With 117.7 billion dirhams transferred in 2024, MREs are a pillar of the Moroccan economy. But this money is not channeled much into investment. Real estate captures the majority of the funds. Why this reluctance to invest elsewhere?
Each year, Moroccans living abroad (MREs) transfer colossal sums to their country of origin, a real lifeline for the national economy. In 2024, these remittances reached the impressive figure of 117.7 billion dirhams, or 7.7% of the kingdom’s gross domestic product. However, behind this financial windfall lies a more complex reality: the money from the diaspora irrigates very little of the productive economy. A large part of this savings never takes the step of investment, and the reasons for this reluctance are now well identified.
This is where the shoe pinches. According to the opinion of the Economic, Social and Environmental Council (CESE) in 2022, only a tiny percentage of these funds, barely 1.3%, is directed towards investment. And when MREs decide to put their hand in their pocket, it is above all for real estate. Indeed, nearly 40.7% of these investments are concentrated in the real estate sector, leaving industry, services or innovation on the sidelines. A situation that stands out when compared to other nations on the continent, where diaspora transfers massively finance the real economy, to the tune of 45% in Nigeria or 35% in Kenya.
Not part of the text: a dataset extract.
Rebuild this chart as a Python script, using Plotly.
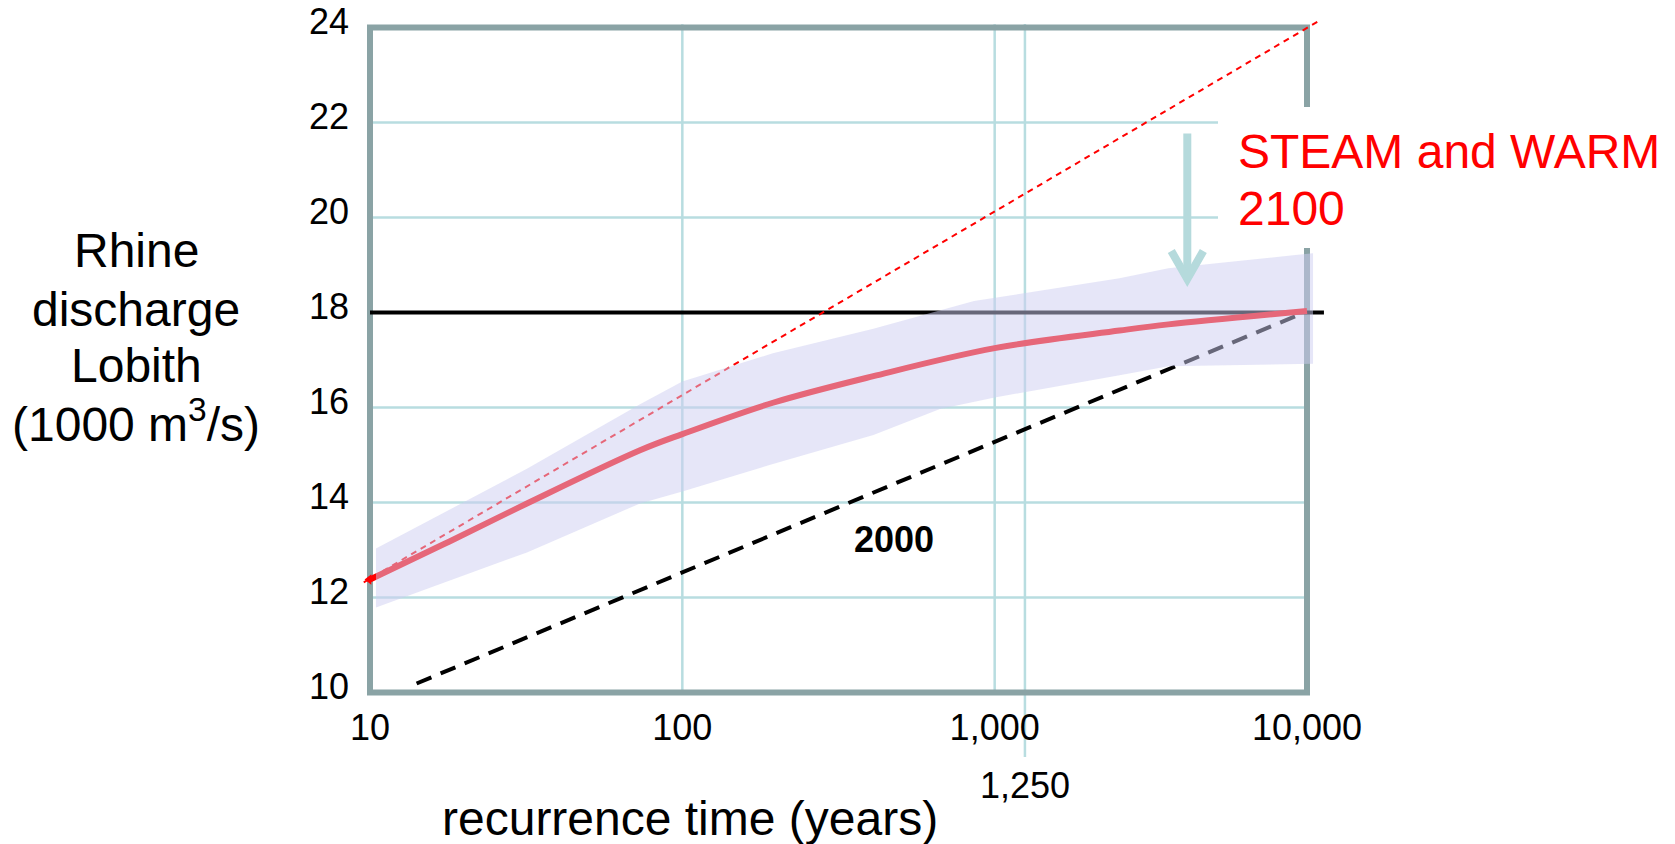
import plotly.graph_objects as go

# ---------------- data ----------------
# 2100 (STEAM and WARM) central estimate
T_2100 = [10, 17.2, 31.8, 73.2, 100, 195, 409, 1000, 2510, 3600, 10000]
Q_2100 = [12.38, 13.12, 13.98, 15.10, 15.44, 16.1, 16.66, 17.25, 17.62, 17.75, 18.03]

# uncertainty band
T_band_upper = [10.45, 31.8, 73.2, 100, 195, 409, 859, 2510, 3600, 10455]
Q_band_upper = [13.03, 14.71, 16.07, 16.55, 17.14, 17.66, 18.24, 18.72, 18.93, 19.25]
T_band_lower = [10.45, 31.8, 73.2, 100, 195, 409, 668, 1000, 2510, 3600, 10455]
Q_band_lower = [11.79, 12.95, 13.98, 14.23, 14.81, 15.42, 15.97, 16.21, 16.68, 16.87, 16.92]

# 2000 situation (black dashed)
T_2000 = [14.1, 9800]
Q_2000 = [10.19, 18.0]

# straight extrapolation (thin red dashed)
T_extrap = [9.55, 10800]
Q_extrap = [12.32, 24.12]

# design discharge 18 000 m3/s
T_limit = [10, 11330]
Q_limit = [18, 18]

# start marker
T_mark = [9.93]
Q_mark = [12.38]

# axes
y_ticks = [10, 12, 14, 16, 18, 20, 22, 24]
x_ticks = [10, 100, 1000, 10000]
x_ticktext = ["10", "100", "1,000", "10,000"]
extra_x_tick = 1250
extra_x_text = "1,250"
grid_y = [12, 14, 16, 18, 20, 22]
grid_x = [100, 1000]
x_min, x_max = 10, 10000
y_min, y_max = 10, 24

# ---------------- geometry ----------------
FW, FH = 1675, 844
L, R = 363, 1325          # plot area left/right in px
TOP, BOT = 20, 700        # plot area top/bottom in px
PW, PH = R - L, BOT - TOP
fx0, fx1 = 370, 1307      # frame left/right (px)
fy_top, fy_bot = 27.5, 692.5
ppx = (fx1 - fx0) / 3.0
ppy = (fy_bot - fy_top) / (y_max - y_min)
x_range = [1 - (fx0 - L) / ppx, 4 + (R - fx1) / ppx]
y_range = [y_min - (BOT - fy_bot) / ppy, y_max + (fy_top - TOP) / ppy]


def px2x(p):
    return (p - L) / PW


def py2y(p):
    return (BOT - p) / PH


FONT = "Liberation Sans, Arial, sans-serif"
GRID = "#b8dde0"
FRAME = "#8aa3a5"
ARROW = "#b5dadc"

fig = go.Figure()

fig.add_trace(go.Scatter(x=T_limit, y=Q_limit, mode="lines",
                         line=dict(color="black", width=4), hoverinfo="skip"))
fig.add_trace(go.Scatter(x=T_2000, y=Q_2000, mode="lines",
                         line=dict(color="black", width=4, dash="16px,10px"), hoverinfo="skip"))
fig.add_trace(go.Scatter(x=T_extrap, y=Q_extrap, mode="lines",
                         line=dict(color="red", width=2, dash="6px,5px"), hoverinfo="skip"))
fig.add_trace(go.Scatter(x=T_2100, y=Q_2100, mode="lines", line_shape="spline",
                         line=dict(color="red", width=6), hoverinfo="skip"))
fig.add_trace(go.Scatter(x=T_band_upper + T_band_lower[::-1],
                         y=Q_band_upper + Q_band_lower[::-1],
                         mode="lines", fill="toself",
                         fillcolor="rgba(205,205,241,0.5)",
                         line=dict(width=0), hoverinfo="skip"))
fig.add_trace(go.Scatter(x=T_mark, y=Q_mark, mode="markers",
                         marker=dict(symbol="triangle-left", size=9, color="red"),
                         hoverinfo="skip"))

shapes = []
for g in grid_y:
    shapes.append(dict(type="line", xref="x", yref="y", x0=x_min, x1=x_max, y0=g, y1=g,
                       line=dict(color=GRID, width=2.5), layer="below"))
for g in grid_x:
    shapes.append(dict(type="line", xref="x", yref="y", x0=g, x1=g, y0=y_min, y1=y_max + 0.07,
                       line=dict(color=GRID, width=2.5), layer="below"))
# 1,250 line reaching down to its label
shapes.append(dict(type="line", xref="x", yref="paper", x0=extra_x_tick, x1=extra_x_tick,
                   y0=py2y(757), y1=py2y(24),
                   line=dict(color=GRID, width=2.5), layer="below"))
# frame
shapes.append(dict(type="rect", xref="x", yref="y", x0=x_min, x1=x_max, y0=y_min, y1=y_max,
                   line=dict(color=FRAME, width=6), fillcolor="rgba(0,0,0,0)", layer="below"))
# white text box behind the scenario label
shapes.append(dict(type="rect", xref="paper", yref="paper",
                   x0=px2x(1218), x1=px2x(1672), y0=py2y(248), y1=py2y(107),
                   line=dict(width=0), fillcolor="white", layer="above"))
# arrow
ax_ = 1187.3
shapes.append(dict(type="path", xref="paper", yref="paper",
                   path=f"M{px2x(ax_)},{py2y(133.5)} L{px2x(ax_)},{py2y(277)}",
                   line=dict(color=ARROW, width=8), layer="above"))
shapes.append(dict(type="path", xref="paper", yref="paper",
                   path=(f"M{px2x(ax_ - 16)},{py2y(251)} L{px2x(ax_)},{py2y(279)} "
                         f"L{px2x(ax_ + 16)},{py2y(251)}"),
                   line=dict(color=ARROW, width=8), layer="above"))

ytitle_lines = ["Rhine", "discharge", "Lobith", "(1000 m<sup>3</sup>/s)"]
ytitle_y = [250, 309, 365, 421]

annotations = []
for txt, yy in zip(ytitle_lines, ytitle_y):
    annotations.append(dict(text=txt, xref="paper", yref="paper", x=px2x(136), y=py2y(yy),
                            xanchor="center", yanchor="middle", showarrow=False,
                            font=dict(family=FONT, size=48, color="black")))
annotations += [
    dict(text="recurrence time (years)", xref="paper", yref="paper",
         x=px2x(690), y=py2y(818), xanchor="center", yanchor="middle", showarrow=False,
         font=dict(family=FONT, size=48, color="black")),
    dict(text=extra_x_text, xref="x", yref="paper", x=3.0969, y=py2y(785),
         xanchor="center", yanchor="middle", showarrow=False,
         font=dict(family=FONT, size=36, color="black")),
    dict(text="<b>2000</b>", xref="paper", yref="paper",
         x=px2x(894), y=py2y(539), xanchor="center", yanchor="middle", showarrow=False,
         font=dict(family=FONT, size=36, color="black")),
    dict(text="STEAM and WARM", xref="paper", yref="paper",
         x=px2x(1236), y=py2y(151), xanchor="left", yanchor="middle", showarrow=False,
         font=dict(family=FONT, size=48, color="red")),
    dict(text="2100", xref="paper", yref="paper",
         x=px2x(1236), y=py2y(208), xanchor="left", yanchor="middle", showarrow=False,
         font=dict(family=FONT, size=48, color="red")),
]

fig.update_layout(
    width=FW, height=FH,
    margin=dict(l=L, r=FW - R, t=TOP, b=FH - BOT, pad=0),
    paper_bgcolor="white", plot_bgcolor="white",
    showlegend=False,
    shapes=shapes, annotations=annotations,
    font=dict(family=FONT, color="black"),
)
fig.update_xaxes(type="log", range=x_range, tickvals=x_ticks, ticktext=x_ticktext,
                 tickangle=0, showgrid=False, zeroline=False, showline=False, ticks="",
                 tickfont=dict(family=FONT, size=36, color="black"),
                 ticklabelstandoff=3, automargin=False)
fig.update_yaxes(range=y_range, tickvals=y_ticks, showgrid=False, zeroline=False,
                 showline=False, ticks="",
                 tickfont=dict(family=FONT, size=36, color="black"),
                 ticklabelstandoff=13, ticklabelshift=-6, automargin=False)

fig.write_html("out.html")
The desire, however, is not lacking. More than half of the Moroccan expatriates surveyed by the CESE say they are ready to take the plunge and invest in the country. But not at any price. For them, the path to investment often resembles an obstacle course. They unanimously denounce "the complexity of the procedures", "the lack of incentives and support", or even "corruption and favoritism". These brakes, far from being mere feelings, are recorded in black and white in the results of a consultation conducted at the end of 2022.
The finding is all the more bitter as the support mechanisms struggle to convince. The MDM Invest program, which was supposed to encourage these initiatives, has only validated 48 files in twenty years, between 2002 and 2022. A meager figure that illustrates the shortcomings of the existing aid structures. The banking system is also pointed out, considered too focused on traditional products such as transfers or real estate loans, and missing the specific needs of potential investors in terms of long-term savings or seed capital.
To these obstacles is added an institutional communication deemed deficient and a lack of fiscal clarity. Diaspora project leaders complain of the lack of a one-stop shop that would centralize information and simplify their procedures. They often find themselves alone, navigating between multiple administrative interlocutors, without a clear roadmap. This disorganization is felt even in the territories, where transfers are concentrated in four major regions, while local development projects struggle to attract capital.
Faced with this situation, the CESE is putting several avenues on the table. The institution notably recommends opening the Mohammed VI Fund for Investment to contributions from the diaspora, creating a specific fund for high-impact social and environmental projects, and finally designing adapted and attractive banking products. The stakes are high: to transform this dormant savings into a real lever for development. The message from Moroccans around the world is clear: their willingness to contribute to the country’s development is very real, but it will only be realized through deep structural reforms and guarantees of transparency.